Birdbrain Alley: Thanks for your great post!
"We are told again and again by these corporate-minded-dominators that our importance is determined by how much we give up "for the team"."
So would you say the individual is superior to the collective or the other way around? Or would you say instead that there is and interdependence between the two?
Thanks in advance for your or anyone else's answer.
I would say (as I did) that there is NO superiority.
Also, I think this goes beyond interpersonal human relations, it is also why we must see ourselves as part of the whole ecology of this planet (and beyond). We are not superior to anything. When we think that we are superior, either individually or collectively, we are agents of disintegration.
Domination depends upon submission. Ultimately, the dominator and the subjugated will both lose.

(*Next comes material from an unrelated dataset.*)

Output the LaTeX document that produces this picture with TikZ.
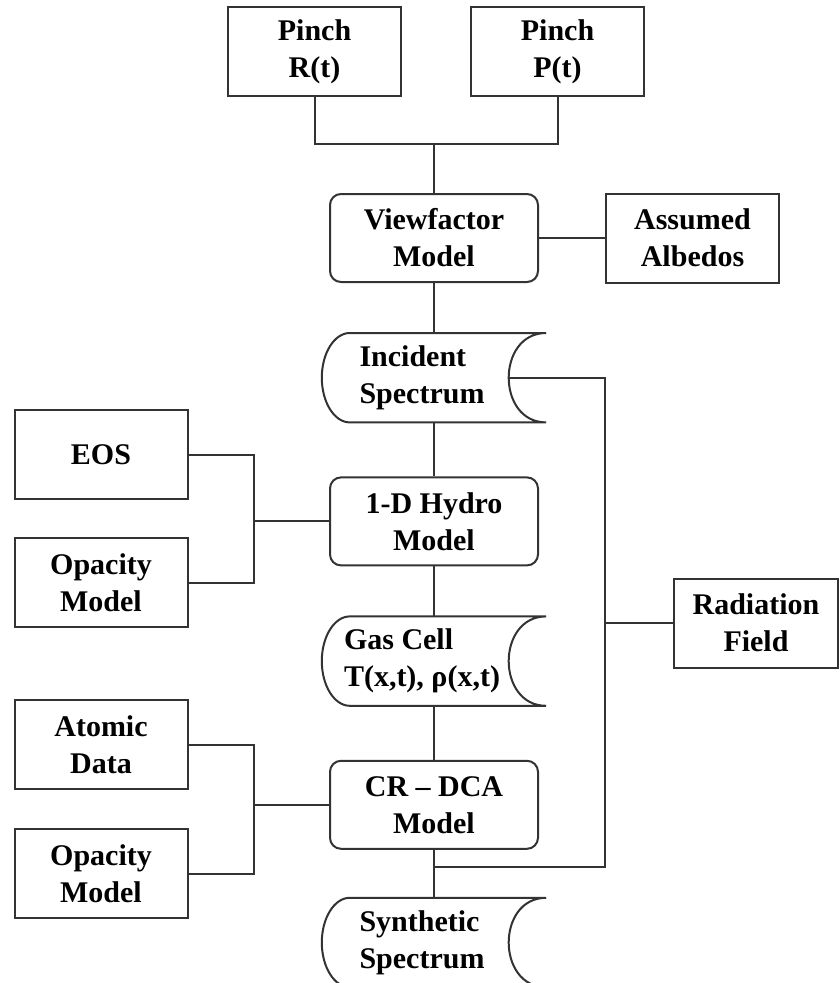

Even though I think all the major religions are about domination, I do believe that line they use about "the golden rule", but it must apply beyond just humans.
I agree. Thanks for the clarification.
This is an important point that extends also to our relationship with the environment. In Aldo Leopold's "The Land Ethic" as he is discussing the need for humans to change their role "from a conqueror of the land-community to a plain member and citizen of it." He has a great passage on the futility of the conqueror role:
"In human history, we have learned (I hope) that the conqueror role is self defeating. Why? Because it is implicit in such a role that the conqueror knows, ex cathedra ("from the chair" ie with the authority derived from one's office or position), just what makes the community clock tick, and just what and who is valuable, and what and who is worthless, in community life. It always turns out that he knows neither, and this is why conquests eventually defeat themselves.
In the biotic community, a parallell situation exists. Abraham knew exactly what the land was for: it was to drip milk and honey into Abraham's mouth. At the present moment (somewhere in the 1930's for Leopold, I believe), the assurance with which we regard this assumption is inverse to the degree of our education."
in other words, the less educated one is, the more likely one is to assume that the world is one's for the taking and raping (ie conquering). And the less uneducated one is, the less knowledgeable one is in what is valuable and what is worthless in communities. People may point to what an "educated scholar" our president is, and how well "educated" our "leading thinkers" are (Chicago School, Harvard tripe). I don't think this is necessarily so. I think it is more appropriate to say that he has been extremely mis-educated (as have most economists, policy thinkers, and politicians)(fool disclosure: part of my degree is in economics), in such a way that he is completely clueless as to what is valuable and what is worthless, ie the things a conqueror needs know in order to be successful. Conversely, if the conqueror truly knew what is valuable and what is worthless in comunnities, he wouldn't be a conqueror, he would be a benevolent and popular leader with no need to conquer because he would know what made things work without conquering, from within the community. "Obama the Community Organizer" was obviously a sham, "Obama the Conqueror" is a more appropriate title for this miseducated monster.
"EricGregory"
You bring up some good points, but the word "worthless" is a little troubling. We may feel disinterested and even disdainful toward something, but there still may be "value" to be found, such as lessons to be learned. That determinations of worth can be dangerous is what is often overlooked.
One thing you touch on, which I have wondered about recently, is the idea that even though someone, say Obama, has advanced degrees and an impressive reputation, does not mean (and often is indicative of a lacking) that he has ever had any curiousity about or ability to relate in a meaningful way to the "natural world".
Obama (and the majority of his "class") has acheived his position of power because he is obviously very comfortable wearing "blinders" and staying within a track.
The big problem right now is that too many people who are kept out of the "track" are still putting on their own blinders.